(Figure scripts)
■ ■ ■

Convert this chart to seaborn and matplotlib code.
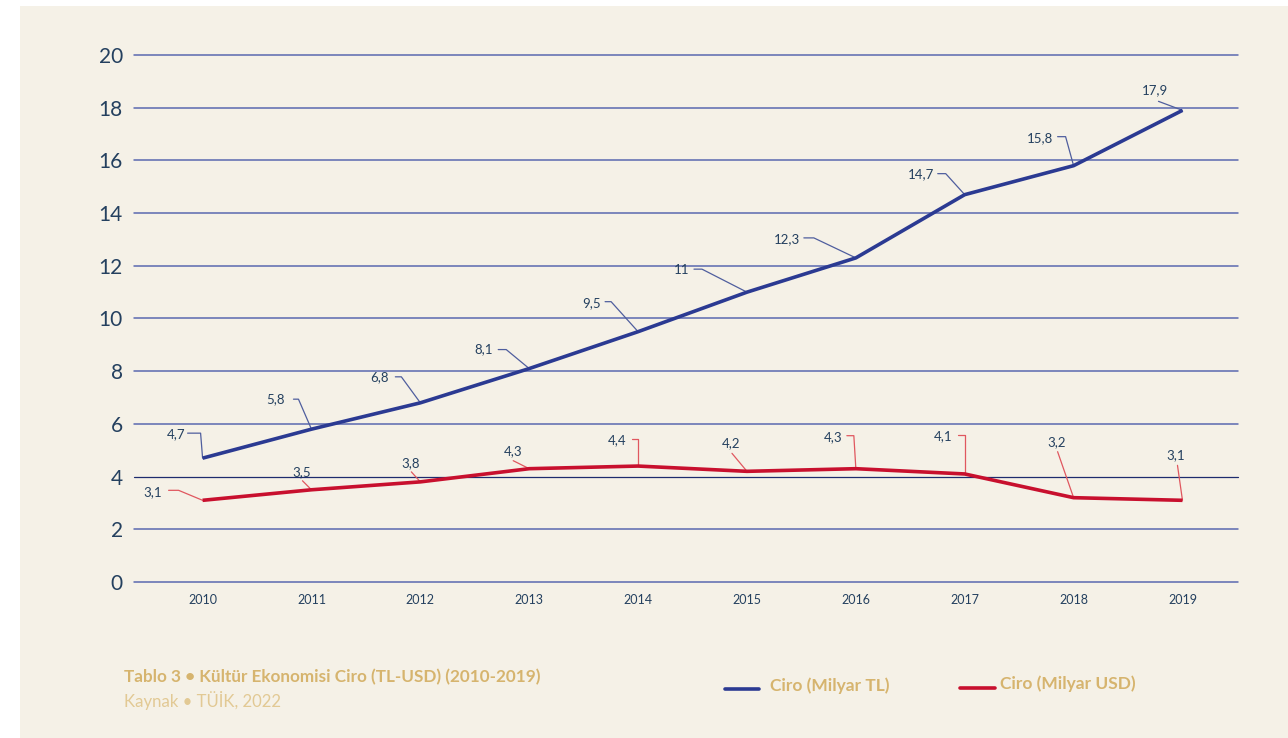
import matplotlib
matplotlib.use("Agg")
import matplotlib.pyplot as plt
import matplotlib.patches as mpatches
from matplotlib.lines import Line2D
from matplotlib.transforms import Affine2D
import seaborn as sns
import pandas as pd

# ---- data -------------------------------------------------------------
years = ["2010", "2011", "2012", "2013", "2014", "2015", "2016", "2017", "2018", "2019"]
ciro_tl = [4.7, 5.8, 6.8, 8.1, 9.5, 11.0, 12.3, 14.7, 15.8, 17.9]
ciro_usd = [3.1, 3.5, 3.8, 4.3, 4.4, 4.2, 4.3, 4.1, 3.2, 3.1]
series_names = ["Ciro (Milyar TL)", "Ciro (Milyar USD)"]
y_ticks = [0, 2, 4, 6, 8, 10, 12, 14, 16, 18, 20]
title = "Tablo 3 • Kültür Ekonomisi Ciro (TL-USD) (2010-2019)"
source = "Kaynak • TÜİK, 2022"

# ---- style ------------------------------------------------------------
sns.set_theme(style="white")
plt.rcParams["font.family"] = ["Lato", "DejaVu Sans"]

BG = "#F5F1E7"
BLUE = "#2B3A92"
RED = "#C8102E"
BLUE_LEAD = "#4F5E9E"
RED_LEAD = "#E0575F"
GRID = "#5B69B0"
TEXT = "#24405F"
GOLD = "#D6B46E"
GOLD_LIGHT = "#E2C994"

fig = plt.figure(figsize=(12.88, 7.38), dpi=100)
fig.patch.set_facecolor("white")
fig.patches.append(mpatches.Rectangle((20 / 1288, 0), 1 - 20 / 1288, 1 - 6 / 738,
                                      transform=fig.transFigure, facecolor=BG,
                                      edgecolor="none", zorder=-10))

ax = fig.add_axes([134 / 1288, 1 - 582 / 738, (1238 - 134) / 1288, (582 - 55) / 738])
ax.set_facecolor("none")

df = pd.DataFrame({
    "year": list(range(len(years))) * 2,
    "value": ciro_tl + ciro_usd,
    "series": [series_names[0]] * len(years) + [series_names[1]] * len(years),
})

ax.set_xlim(-0.63, 9.51)
ax.set_ylim(0, 20)

# horizontal reference lines
for t in y_ticks:
    if t == 4:
        ax.axhline(t, color="#1E2C6E", lw=0.9, zorder=1, clip_on=False)
    else:
        ax.axhline(t, color=GRID, lw=1.1, zorder=1, clip_on=False)

sns.lineplot(data=df, x="year", y="value", hue="series",
             palette={series_names[0]: BLUE, series_names[1]: RED},
             linewidth=2.6, legend=False, ax=ax, zorder=3,
             solid_capstyle="butt")

for s in ax.spines.values():
    s.set_visible(False)
ax.set_xlabel("")
ax.set_ylabel("")
ax.set_xticks(range(len(years)))
ax.set_xticklabels(years, fontsize=9, color=TEXT)
ax.set_yticks(y_ticks)
ax.set_yticklabels([str(t) for t in y_ticks], fontsize=15, color=TEXT)
ax.tick_params(axis="x", length=0, pad=9)
ax.tick_params(axis="y", length=0, pad=8)
ax.grid(False)

# ---- value labels with leader lines ------------------------------------
# (text offset dx, dy in pixels, leader vertices relative to point)
tl_labels = [
    ((-27, 24), [(-15, 25), (-2, 25), (0, 0)]),
    ((-36, 30), [(-18, 30), (-13, 30), (0, 0)]),
    ((-41, 26), [(-25, 26), (-19, 26), (0, 0)]),
    ((-46, 19), [(-31, 19), (-23, 19), (0, 0)]),
    ((-47, 29), [(-33, 30), (-27, 30), (0, 0)]),
    ((-65, 22), [(-53, 23), (-45, 23), (0, 0)]),
    ((-69, 19), [(-52, 20), (-42, 20), (0, 0)]),
    ((-44, 20), [(-27, 21), (-19, 21), (0, 0)]),
    ((-34, 28), [(-16, 29), (-8, 29), (0, 0)]),
    ((-27, 20), [(-24, 9), (0, 0)]),
]
usd_labels = [
    ((-50, 8), [(-34, 10), (-24, 10), (0, 0)]),
    ((-10, 18), [(-9, 9), (0, 0)]),
    ((-10, 19), [(-9, 10), (0, 0)]),
    ((-16, 18), [(-16, 8), (0, 0)]),
    ((-21, 26), [(-6, 27), (0, 27), (0, 0)]),
    ((-16, 28), [(-15, 18), (0, 0)]),
    ((-23, 32), [(-9, 33), (-2, 33), (0, 0)]),
    ((-22, 38), [(-7, 39), (0, 39), (0, 0)]),
    ((-17, 56), [(-16, 46), (0, 0)]),
    ((-7, 45), [(-5, 35), (0, 0)]),
]


def fmt(v):
    return (f"{v:.1f}".rstrip("0").rstrip(".")).replace(".", ",")


def label_series(values, specs, lead_color):
    for i, (v, ((dx, dy), leader)) in enumerate(zip(values, specs)):
        px, py = ax.transData.transform((i, v))
        ax.annotate(fmt(v), xy=(i, v), xytext=(dx, dy), textcoords="offset pixels",
                    ha="center", va="center", fontsize=9.5, color=TEXT, zorder=5)
        xs = [p[0] for p in leader]
        ys = [p[1] for p in leader]
        ax.add_line(Line2D(xs, ys, color=lead_color, lw=0.9, clip_on=False,
                           transform=Affine2D().translate(px, py), zorder=2))


label_series(ciro_tl, tl_labels, BLUE_LEAD)
label_series(ciro_usd, usd_labels, RED_LEAD)

# ---- caption and legend -------------------------------------------------
fig.text(124 / 1288, 1 - 677 / 738, title, fontsize=12.3, fontweight="bold",
         color=GOLD, ha="left", va="center")
fig.text(124 / 1288, 1 - 700 / 738, source, fontsize=12.1, color=GOLD_LIGHT,
         ha="left", va="center")

fig.lines.append(Line2D([725 / 1288, 759 / 1288], [1 - 689 / 738] * 2, color=BLUE,
                        lw=2.6, transform=fig.transFigure))
fig.text(770 / 1288, 1 - 686 / 738, series_names[0], fontsize=12.5, fontweight="bold",
         color=GOLD, ha="left", va="center")
fig.lines.append(Line2D([960 / 1288, 995 / 1288], [1 - 688 / 738] * 2, color=RED,
                        lw=2.6, transform=fig.transFigure))
fig.text(1000 / 1288, 1 - 684 / 738, series_names[1], fontsize=12.5, fontweight="bold",
         color=GOLD, ha="left", va="center")

fig.savefig("out.png", dpi=100, facecolor=fig.get_facecolor())
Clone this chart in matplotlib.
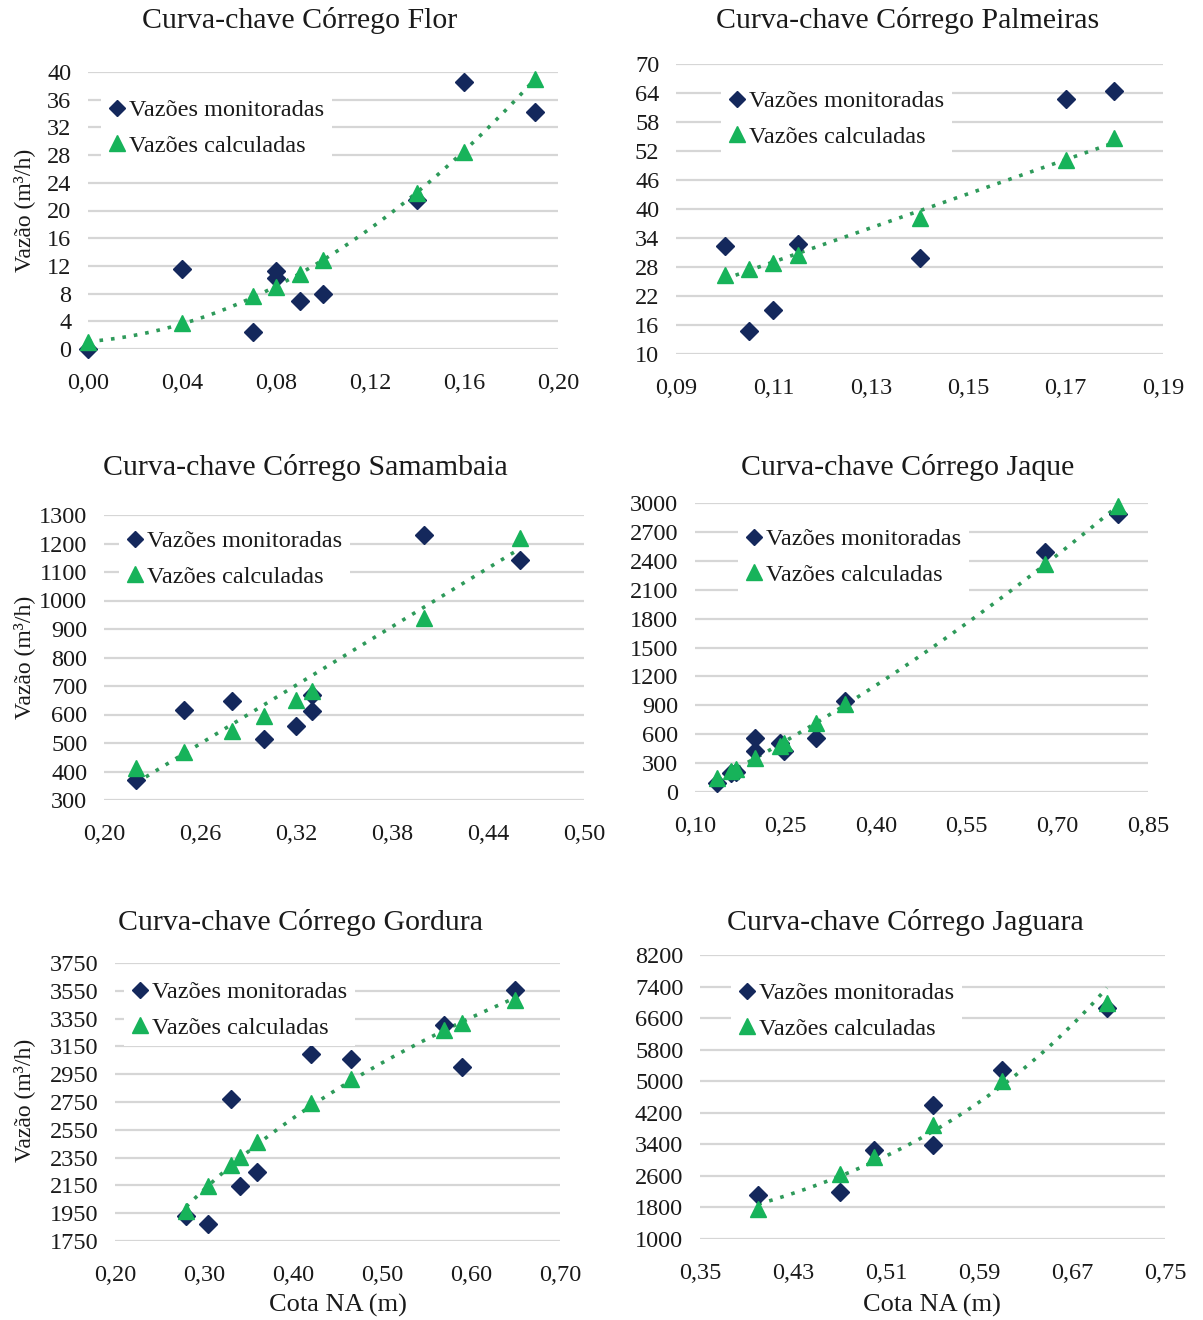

■ ■ ■

▸ **Requirement**
Transcribe, from the records above, the first line and every line after it up to and including the line with "import pandas as pd"; omit pictures.

▸ **Reply**
Convert this chart to seaborn and matplotlib code.
import matplotlib
matplotlib.use("Agg")
import matplotlib.pyplot as plt
import matplotlib.patches as mpatches
from matplotlib.lines import Line2D
from matplotlib.transforms import Affine2D
import seaborn as sns
import pandas as pd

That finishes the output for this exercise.